B.2. Please refer to your circular of 31st May 2013 on the OTBA. The circular claims that the OTBA will have questions based on higher order thinking skills, while in actuality it is just another comprehension paper.
B.3. 10 marks of all main subjects have been replaced with the OTBA score. Students are now required to study the OTBA passages given. No part of the existing syllabus has been reduced to accommodate this extra work.
B.4. Extra time has been given for the OTB so that the duration of the examination now stands at 3.5-4 hours. Children who are differently abled usually get an hour of extra time. Consequently the time duration of children with special needs to complete a paper will be approximately 5 hours. This as you will agree is not a desirable situation.
C.1. Under the CCE a student is allowed to transfer points that he/she has got to another subject where she/he would like an improvement. The CBSE requirement to transfer points accrued in non-scholastic areas to scholastic areas is a matter of concern.
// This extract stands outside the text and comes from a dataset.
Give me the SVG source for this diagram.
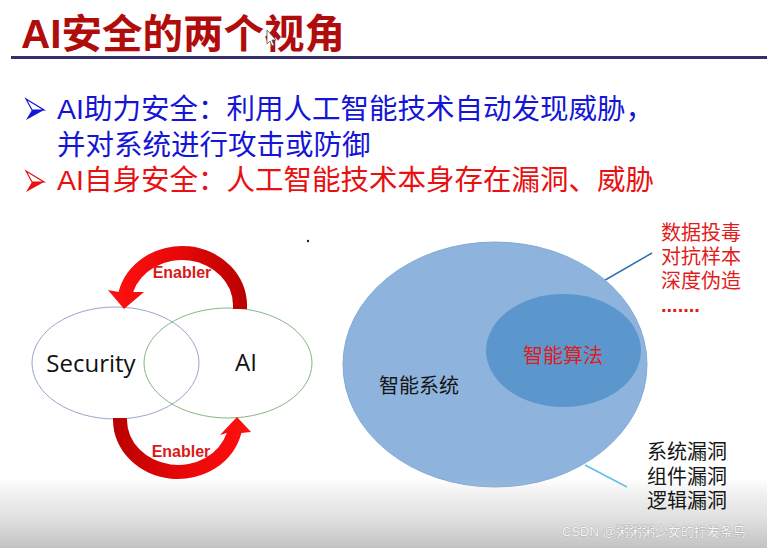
<svg xmlns="http://www.w3.org/2000/svg" width="767" height="548" viewBox="0 0 767 548">
<defs>
<style>
.cjk{font-family:"Liberation Sans","Noto Sans CJK SC",sans-serif}
.title{font-size:40px;font-weight:bold;fill:#b00c0c}
.b1{font-size:28.5px;fill:#1515d6}
.b2{font-size:28.5px;fill:#e81010}
.ven{font-family:"Open Sans","Liberation Sans",sans-serif;font-size:24px;fill:#111}
.en{font-family:"Liberation Sans",sans-serif;font-size:16px;font-weight:bold;fill:#d81a1a}
.lbl{font-size:20px}
.red{fill:#e01c1c}
.blk{fill:#151515}
</style>
<linearGradient id="gTop" gradientUnits="userSpaceOnUse" x1="110" y1="0" x2="248" y2="0">
<stop offset="0" stop-color="#ff1010"/><stop offset="0.5" stop-color="#e80808"/><stop offset="1" stop-color="#b80000"/>
</linearGradient>
<linearGradient id="gBot" gradientUnits="userSpaceOnUse" x1="112" y1="0" x2="252" y2="0">
<stop offset="0" stop-color="#b80000"/><stop offset="0.5" stop-color="#e80808"/><stop offset="1" stop-color="#ff1010"/>
</linearGradient>
<linearGradient id="gFade" x1="0" y1="0" x2="0" y2="1">
<stop offset="0" stop-color="#c4c4c4" stop-opacity="0"/><stop offset="0.5" stop-color="#d2d2d2" stop-opacity="0.6"/><stop offset="1" stop-color="#c2c2c2" stop-opacity="1"/>
</linearGradient>
</defs>
<rect width="767" height="548" fill="#ffffff"/>

<g id="title">
<text class="cjk title" x="21" y="48" textLength="324" lengthAdjust="spacingAndGlyphs">AI安全的两个视角</text>
<rect x="11" y="56" width="756" height="3" fill="#33306c"/>
</g>

<g id="bullets">
<polygon points="26,99 44,110 32,110" fill="#ffffff" stroke="#1515d6" stroke-width="1.2"/>
<polygon points="32,110 44,110 26,120" fill="#1515d6"/>
<text class="cjk b1" x="57" y="119">AI助力安全：利用人工智能技术自动发现威胁，</text>
<text class="cjk b1" x="57" y="155">并对系统进行攻击或防御</text>
<polygon points="26,171 44,182 32,182" fill="#ffffff" stroke="#e81010" stroke-width="1.2"/>
<polygon points="32,182 44,182 26,192" fill="#e81010"/>
<text class="cjk b2" x="57" y="190">AI自身安全：人工智能技术本身存在漏洞、威胁</text>
</g>

<g id="venn">
<g id="security">
<ellipse cx="115.5" cy="363" rx="83.5" ry="56" fill="none" stroke="#98a6cc" stroke-width="1"/>
<text class="ven" x="91" y="372" text-anchor="middle">Security</text>
</g>
<g id="ai">
<ellipse cx="228" cy="363" rx="84" ry="55" fill="none" stroke="#86b486" stroke-width="1"/>
<text class="ven" x="246" y="371" text-anchor="middle">AI</text>
</g>
</g>

<g id="connectors">
<path d="M247,309 L247,305 A65,59 0 0 0 118.6,292 L108,290 L124,309 L144,292 L133.2,292 A51,45 0 0 1 233,305 L233,309 Z" fill="url(#gTop)"/>
<path d="M113,418 L113,420 A65,59 0 0 0 241.4,433 L251,432 L237,417 L220,435 L226.8,433 A51,45 0 0 1 127,420 L127,418 Z" fill="url(#gBot)"/>
<line x1="581" y1="294" x2="652" y2="253" stroke="#2e6fb0" stroke-width="1.5"/>
<line x1="585" y1="465" x2="627" y2="487" stroke="#5cc0e2" stroke-width="1.5"/>
</g>
<text class="en" x="182" y="278" text-anchor="middle">Enabler</text>
<text class="en" x="181" y="457" text-anchor="middle">Enabler</text>
<circle cx="308" cy="241" r="1.2" fill="#222"/>

<g id="system">
<ellipse cx="495" cy="364.5" rx="152" ry="122.5" fill="#8eb4dd" stroke="#82aad6" stroke-width="1"/>
<text class="cjk lbl blk" x="379" y="393">智能系统</text>
</g>
<g id="algorithm">
<ellipse cx="563.5" cy="350.5" rx="77.5" ry="56.5" fill="#5b97cd"/>
<text class="cjk lbl red" x="523" y="363">智能算法</text>
</g>
<g id="algo-threats">
<text class="cjk lbl red" x="661" y="240">数据投毒</text>
<text class="cjk lbl red" x="661" y="264">对抗样本</text>
<text class="cjk lbl red" x="661" y="288">深度伪造</text>
<text class="cjk red" x="661" y="312" style="font-size:20px;font-weight:bold">.......</text>
</g>

<rect x="0" y="478" width="767" height="70" fill="url(#gFade)"/>

<g id="sys-threats">
<text class="cjk lbl blk" x="647" y="459">系统漏洞</text>
<text class="cjk lbl blk" x="647" y="484">组件漏洞</text>
<text class="cjk lbl blk" x="647" y="508">逻辑漏洞</text>
</g>
<text class="cjk" x="562" y="536" style="font-size:13px;fill:#f6f6f6;stroke:#9a9a9a;stroke-width:0.6px;paint-order:stroke">CSDN @粥粥粥少女的拧发条鸟</text>
<polygon points="267,30 267,44 270,41 272,46 274,45 272,40 276,40" fill="#ffffff" stroke="#555" stroke-width="0.8"/>
</svg>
While it is laudable that CBSE would like to give the co-scholastic areas greater importance, the transfer of points accrued under non scholastic to marks in scholastic lacks validity and reliability and has led to lowering of the high standards set by the CBSE.
I would be grateful sir, if you could address the points raised in a manner so as to bring relief to not just children of this country but also to the confused teaching community.